La qualité de l’air sous haute surveillance dans la basse-ville

ÉMILIE PELLETIER, Le Soleil, publié le 3 novembre 2022

La qualité de l’air est sous haute surveillance en basse-ville de Québec. Huit stations de mesures sont en fonction et procèdent à l’analyse des contaminants qui flottent au-dessus de Limoilou. Mais on ne saura pas d’où ils viennent ni ce qu’ils contiennent avant 2023.

Une campagne d’échantillonnage est en cours depuis le 14 octobre et se poursuivra jusqu’au 9 décembre. La basse-ville de Québec est la première à être passée au peigne fin.

Comme promis en juin par la Ville de Québec, en partenariat avec le Port de Québec et le ministère de l’Environnement, le réseau de stations d’analyse a été bonifié. Passés d’un à huit, les capteurs sont en marche afin de dresser un «véritable portrait» de la qualité de l’air, a fait savoir le maire de Québec, Bruno Marchand, jeudi, aux côtés du président-directeur général du Port de Québec, Mario Girard.

Le ministre de l’Environnement, Benoit Charette, brillait par son absence. Rien, par contre, pour remettre en doute sa «grande participation» au projet, assure le maire Marchand. 
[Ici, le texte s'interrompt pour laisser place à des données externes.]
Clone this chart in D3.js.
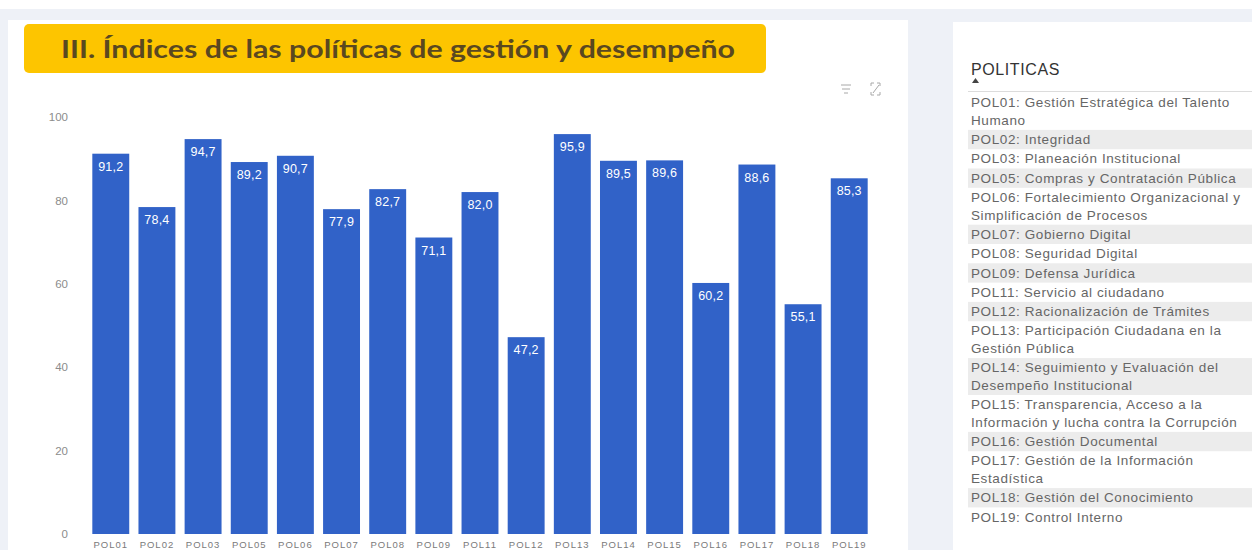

Il ne s’agit pas d’un désengagement de sa part, insiste son cabinet, qui n’a cependant pas voulu révéler au Soleil ce qui l’empêchait de prendre part à l’annonce à l’hôtel de ville de Québec. «Son agenda ne lui permettait pas d’être présent», s’est-on contenté de répondre. «On vous assure que ce dossier reste une priorité et que la collaboration se poursuit et les équipes collaborent ensemble de manière efficace.»

Nouvelle cible: mars 2023 

Au cours des derniers mois, la multiplication par cinq de la limite permise de nickel dans l’atmosphère par le gouvernement du Québec a ravivé les craintes quant à la qualité de l’air. Particulièrement dans le quartier Limoilou, entouré de sources présumées de contamination comme des bretelles d’autoroutes, le Port et l’incinérateur, où elles sont déjà fortes. 

Mais avant de procéder à quelconque action, les acteurs concernés espèrent disposer de données fines sur la provenance des polluants. D’une durée de deux mois, leur première campagne de cueillette permettra l’analyse des particules et d’une trentaine de métaux, dont le nickel, a-t-on fait savoir.  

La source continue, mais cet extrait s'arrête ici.